O neonazi Mário Machado e o seu grupo 1143, formado a partir de uma fação ultra radicalizada da Juventude Leonina e intimamente ligado aos Hammerskins, o grupo de extrema-direita mais violento das últimas décadas em Portugal, inquietaram a esquerda ao convocar uma manifestação “contra a islamização da Europa” no dia 3 de Fevereiro. A manifestação que atravessaria o Benformoso foi eventualmente rejeitada pela câmara municipal de Lisboa, por afrontar a tolerância, a dignidade humana e a constitucionalidade e por em causa as populações existentes naquele local. Apesar disso, o neonazismo confrontou no espaço público a sua reinvenção genealógica da “pureza” étnico-racial portuguesa.
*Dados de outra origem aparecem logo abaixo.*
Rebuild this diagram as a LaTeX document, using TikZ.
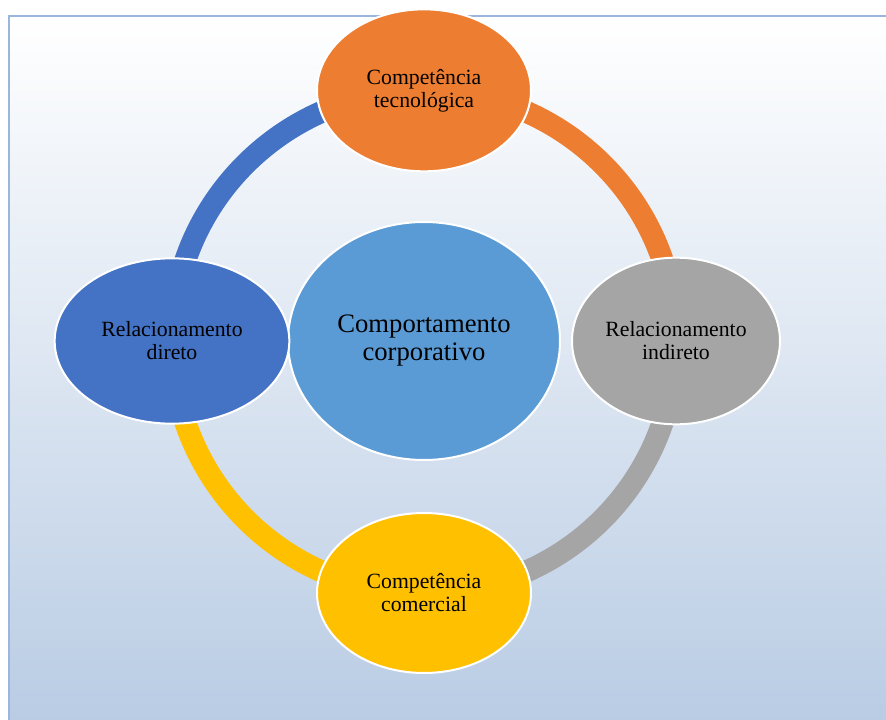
\documentclass[tikz,border=0pt]{standalone}
\usepackage{fontspec}
\setmainfont{Liberation Serif}
\usepackage{tikz}
\usetikzlibrary{positioning,shapes}
\definecolor{myorange}{RGB}{237,125,49}
\definecolor{mygray}{RGB}{165,165,165}
\definecolor{myyellow}{RGB}{255,192,0}
\definecolor{myblue}{RGB}{68,114,196}
\definecolor{mylightblue}{RGB}{91,155,213}
\definecolor{framebottom}{RGB}{185,204,228}
\definecolor{frameline}{RGB}{155,182,220}
\pgfdeclarelayer{background}
\pgfsetlayers{background,main}
\tikzstyle{mynode}=[ellipse, align=center, inner sep=0pt, draw=white, line width=1.5pt, font=\fontsize{16.3}{17.3}\selectfont]
\tikzstyle{outer}=[mynode, minimum width=160.5pt, minimum height=121.5pt]
\tikzstyle{ring}=[line width=16.5pt]

\begin{document}
\begin{tikzpicture}[
    x=0.75pt, y=-0.75pt,
    node distance=189pt,
    on grid]

\useasboundingbox (0,0) rectangle (886,720);

\node[mynode, fill=mylightblue, minimum width=204pt, minimum height=178.5pt,
      font=\fontsize{20}{21}\selectfont] (core) at (424,341) {Comportamento\\corporativo};

\node[outer, fill=myorange, yshift=-1pt] (tech) [above=of core] {Competência\\tecnológica};
\node[outer, fill=mygray, minimum width=156pt, minimum height=125pt] (indirect) [right=of core] {Relacionamento\\indireto};
\node[outer, fill=myyellow, minimum height=120pt] (comm) [below=of core] {Competência\\comercial};
\node[outer, fill=myblue, minimum width=176pt, minimum height=124pt] (direct) [left=of core] {Relacionamento\\direto};

\begin{pgfonlayer}{background}
    \shade[top color=white, bottom color=framebottom] (9,16) rectangle (890,724);
    \draw[frameline, line width=2pt] (9,724) -- (9,16) -- (890,16);

    \begin{scope}[ring]
    \draw[myorange] (tech.center) to [out=0, in=90] (indirect.center);
    \draw[mygray] (indirect.center) to [out=-90, in=0] (comm.center);
    \draw[myyellow] (comm.center) to [out=180, in=-90] (direct.center);
    \draw[myblue] (direct.center) to [out=90, in=180] (tech.center);
    \end{scope}
\end{pgfonlayer}

\end{tikzpicture}
\end{document}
O mito é basicamente a criação de uma história com intuito de explicar algo que o ser humano não compreende. A tradição não é invulgar no legado da supremacia branca, a construção da ficção da “raça branca” como superior às restantes. Esta teoria foi sempre flexível e flexibilizada – nos EUA e na sua fundação a imigração de diversos povos europeus distintos foi eventualmente criando uma identidade racial comum em oposição aos africanos que, ao serem moral, social e politicamente inferiorizados, passariam a poder ser escravizados e explorados economicamente. A criação de uma mitologia e universo simbólico (dos copos de leite às expressões “white power”) foi sempre crucial para a formação destas comunidades do ódio. No entanto, as novas expressões da supremacia branca alteraram hoje a sua face discursiva e utilizam o mecanismo psicológico da vitimização como ferramenta de recrutamento militante. Aí a teoria da grande substituição, a narrativa estatisticamente falsa sobre o projeto das elites políticas da ‘substituição’ dos povos originalmente ‘europeus’ por povos de outras etnias principalmente árabes, surge como crucial para transformar o discurso agressivo da supremacia branca pelo discurso de proteção da identidade nacional, étnica. Não será coincidência a utilização do slogan “Portugal aos Portugueses” ou “Racismo contra os Portugueses”.
O mito nacional português é particularmente evidenciado no discurso do Estado Novo sobre a pátria, mas não é esse o empregue pelo grupo de Mário Machado. 1143 é o ano utilizado por se referir à assinatura do tratado de Zamora que marcou a independência de Portugal em relação a Espanha, traçado como a origem da cultura portuguesa ‘originária’. À semelhança de outros grupos neonazis, a cultura árabe é definida como inimiga da cultura cristã.
Esta afirmação em Portugal afronta-nos. Não somente por promover o racismo, a violência e a xenofobia mas também pela ignorância histórica apresentada relativamente à presença árabe em Portugal e à composição étnica portuguesa constituída pelos povos dos dois lados do Mediterrâneo. Após o período pré-histórico, a população de Lisboa baseava-se estruturalmente em berberes com influências fenícias e de Cartago. É curiosa a influência que ficou no nome alface, a alcunha carinhosa dada aos habitantes do burgo de Lisboa. Foram os Cruzados (constituídos por ingleses, normandos, escoceses e germanos), o grupo idolatrado pelo grupo 1143, quem impôs a guerra santa e a alteração de um território onde múltiplas religiões conviviam para o monoteísmo católico. Como escreveu António Brito Guterres no Diário de Notícias “uma marcha sobre Lisboa, contra a sua islamização e com tarjas anunciando que vão “reconquistar Lisboa aos mouros”, só não é caricato porque sabemos o que querem, mas faz lembrar aquela vez em que um grupo de nazis portugueses foi à Alemanha conviver com os seus congéneres e foram expulsos, por serem mouros”.
É verdade que nós sabemos o que eles querem. Disseminar o medo e a ansiedade relativamente à multiculturalidade, tornar os imigrantes criminosos para justificar a ação de milícias e do autoritarismo. Estes não escondem muito a sua missão. Os mais perigosos são os lobos em pele de cordeiro que repetem incessantemente e banalizam teorias pseudo científicas que tentam justificar que culturas diferentes foram sujeitos fundamentalmente irreconciliáveis. Para que eles não ganhem precisamos de não ter medo.